Berne se hâte lentement vers la réglementation des plateformes
Le projet de consultation prévu pour fin mars ne verra pas le jour avant l’automne, a appris «Le Temps». Il faudra au moins trois ans avant qu’une loi ne soit appliquée, analyse un ancien conseiller national
XLa réglementation des grandes plateformes comme Google, Facebook, TikTok ou encore YouTube prend du retard en Suisse. Le Département fédéral de l’environnement, des transports, de l’énergie et de la communication (DETEC) devait livrer fin mars un projet de consultation visant à imposer des règles à ces acteurs transnationaux. Interrogé par LeTemps sur l’état d’avancement des travaux, le DETEC a indiqué que le projet n’aboutirait pas avant cet automne. Les travaux ont été retardés par des complications juridiques portant notamment sur la définition des plateformes dans la loi, ou encore l’obligation de mettre en place un bureau d’enregistrement des plaintes en interne.
La Suisse est encore loin de se doter d’une législation, une situation qui tranche avec l’Union européenne et son règlement sur les services numériques (Digital Services Act, DSA), entré en application le 17 février. Le débat autour d’une réglementation des grandes plateformes en Suisse a pourtant commencé il y a déjà plusieurs années. L’ancien conseiller national Jean Christophe Schwaab (PS/VD) avait déposé en 2016 une motion demandant au Conseil fédéral de légiférer pour imposer à ces acteurs transnationaux la présence d’un représentant sur le territoire helvétique.
Des références aux cadres européens
Contacté par Le Temps, Jean Christophe Schwaab rappelle pourquoi il avait déposé cette motion: «L’absence d’un point de contact en mesure de collaborer avec la justice suisse a pour effet de limiter les possibilités d’entraide judiciaire dans des affaires pénales.» Selon l’ancien élu, certaines plateformes ne collaborent pas volontiers avec les autorités de poursuites. «Lorsqu’elles ne sont pas présentes sur le territoire helvétique, elles s’appuient sur les lois de leur pays d’origine, et certains délits poursuivis chez nous n’existent pas pour eux», relève le Vaudois.
Depuis cette motion, les autorités se sont longuement penchées sur la question de la réglementation des plateformes. L’Office fédéral de la communication (OFCOM) a publié en novembre 2021 un rapport sur le sujet, lequel a incité le Conseil fédéral à demander au DETEC de produire une note de discussion sur l’opportunité de légiférer dans ce domaine. C’est ce document qui a incité le gouvernement à aller de l’avant, en demandant au DETEC, soutenu par l’Office fédéral de la justice (OFJ), d’élaborer un projet de consultation.

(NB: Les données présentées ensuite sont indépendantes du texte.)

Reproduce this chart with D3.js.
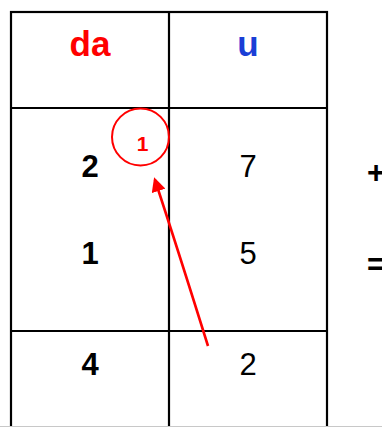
<!DOCTYPE html>
<html>
<head>
<meta charset="utf-8">
<script src="https://cdn.jsdelivr.net/npm/d3@7"></script>
<style>
  html, body { margin: 0; padding: 0; background: #fff; }
  svg { display: block; }
  text { font-family: "Liberation Sans", Arial, sans-serif; }
</style>
</head>
<body>
<svg id="chart" width="382" height="427"></svg>
<script>
// column headers: decine / unità
var columns = ["da", "u"];
var headerColors = ["#ff0000", "#1a3ed6"];
// addends and result, by row
var rowKeys = ["a", "b", "sum"];
var tens = [2, 1, 4];
var units = [7, 5, 2];
var operators = ["+", "="];
var carry = 1;

var svg = d3.select("#chart");

// table frame (names avoid window.top)
var tLeft = 11, tRight = 327, tTop = 12, headerBottom = 108, sumTop = 331, tBottom = 426;

var x = d3.scaleBand().domain(columns).range([tLeft, tRight]);
// baselines of the number rows
var y = d3.scaleOrdinal().domain(rowKeys).range([177, 264, 375]);
var yOp = d3.scaleOrdinal().domain(operators).range([172, 264]);

var grid = svg.append("g")
    .attr("stroke", "#000")
    .attr("stroke-width", 2.2)
    .attr("fill", "none");

grid.append("rect")
    .attr("x", tLeft).attr("y", tTop)
    .attr("width", tRight - tLeft).attr("height", tBottom + 10 - tTop);

grid.append("line")
    .attr("x1", x("u")).attr("x2", x("u"))
    .attr("y1", tTop).attr("y2", tBottom + 10);

[headerBottom, sumTop].forEach(function(yy) {
    grid.append("line")
        .attr("x1", tLeft).attr("x2", tRight)
        .attr("y1", yy).attr("y2", yy);
});

svg.append("line")
    .attr("x1", 0).attr("x2", 382)
    .attr("y1", tBottom + 0.5).attr("y2", tBottom + 0.5)
    .attr("stroke", "#c8c8c8").attr("stroke-width", 1);

// headers
svg.selectAll("text.head")
    .data(columns)
    .enter().append("text")
    .attr("class", "head")
    .attr("x", function(d) { return x(d) + x.bandwidth() / 2; })
    .attr("y", 56)
    .attr("text-anchor", "middle")
    .attr("font-size", 35)
    .attr("font-weight", "bold")
    .attr("fill", function(d, i) { return headerColors[i]; })
    .text(function(d) { return d; });

// tens column (bold)
svg.selectAll("text.tens")
    .data(tens)
    .enter().append("text")
    .attr("class", "tens")
    .attr("x", x("da") + x.bandwidth() / 2)
    .attr("y", function(d, i) { return y(rowKeys[i]); })
    .attr("text-anchor", "middle")
    .attr("font-size", 31)
    .attr("font-weight", "bold")
    .text(function(d) { return d; });

// units column
svg.selectAll("text.units")
    .data(units)
    .enter().append("text")
    .attr("class", "units")
    .attr("x", x("u") + x.bandwidth() / 2)
    .attr("y", function(d, i) { return y(rowKeys[i]); })
    .attr("text-anchor", "middle")
    .attr("font-size", 31)
    .text(function(d) { return d; });

// operators on the right, partly cut off as in the original
svg.selectAll("text.op")
    .data(operators)
    .enter().append("text")
    .attr("class", "op")
    .attr("x", 367)
    .attr("y", function(d) { return yOp(d) + 11; })
    .attr("font-size", 31)
    .attr("font-weight", "bold")
    .text(function(d) { return d; });

// carry circle
var cx = 140.5, cy = 137;
svg.append("circle")
    .attr("cx", cx).attr("cy", cy).attr("r", 28.5)
    .attr("fill", "none")
    .attr("stroke", "#ff0000")
    .attr("stroke-width", 2);

svg.append("text")
    .attr("x", cx + 2).attr("y", cy + 14)
    .attr("text-anchor", "middle")
    .attr("font-size", 21)
    .attr("font-weight", "bold")
    .attr("fill", "#ff0000")
    .text(carry);

// arrow from units result up to carry
svg.append("defs").append("marker")
    .attr("id", "head")
    .attr("viewBox", "0 0 10 10")
    .attr("refX", 8).attr("refY", 5)
    .attr("markerWidth", 5.5).attr("markerHeight", 5.5)
    .attr("markerUnits", "strokeWidth")
    .attr("orient", "auto")
    .append("path")
    .attr("d", "M0,0 L10,5 L0,10 Z")
    .attr("fill", "#ff0000");

var p = d3.path();
p.moveTo(208, 346);
p.quadraticCurveTo(178, 250, 155, 180);
svg.append("path")
    .attr("d", p.toString())
    .attr("fill", "none")
    .attr("stroke", "#ff0000")
    .attr("stroke-width", 2.6)
    .attr("marker-end", "url(#head)");
</script>
</body>
</html>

La suite du processus est encore longue avant d’aboutir à une réglementation effective. Selon Jean Christophe Schwaab, rompu à la mécanique fédérale, il faudra compter au moins trois ans avant d’envisager une entrée en vigueur d’une loi. «Le Conseil fédéral peut toutefois abandonner le projet à l’issue de la consultation», précise l’ancien conseiller national.
L’exécutif entend vraisemblablement s’inspirer du cadre réglementaire européen. C’est ce qui ressort d’une réponse donnée récemment à une interpellation du conseiller national Jean Tschopp (PS/ VD). Le gouvernement précise que les futures dispositions, en cours d’élaboration, «devraient se référer, là où cela s’avère pertinent, au règlement européen sur les services numériques». En l’occurrence, l’élu vaudois l’interrogeait sur les garanties imposées par la Suisse aux grandes plateformes lors d’élections et votations.
Un retard «très fâcheux»
«Je ne suis que partiellement satisfait des éléments apportés par le Conseil fédéral et je prévois d’autres interventions sur le sujet car l’absence d’échéancier dans la réglementation des plateformes est un problème», souligne Jean Tschopp, contacté par Le Temps. Jacqueline de Quattro (PLR/ VD), qui a cosigné l’interpellation de son collègue socialiste, indique pour sa part «comprendre le retard dû aux nombreuses pesées d’intérêt» auxquelles sont confrontées les autorités, mais souligne que cela est «très fâcheux». «Nous devons mettre le plus vite possible un terme aux zones de non-droit et aux abus sur les réseaux sociaux, ajoute la conseillère nationale. Ces plateformes jouent un rôle clé dans le façonnement des opinions.»
Cela ne sera pas la première fois que la Suisse s’inspire d’une réglementation européenne avec plusieurs années de retard. La nouvelle loi fédérale sur la protection des données, entrée en vigueur en septembre 2023, reprend les grands principes du règlement général européen sur la protection des données (RGPD), appliqué depuis… 2018.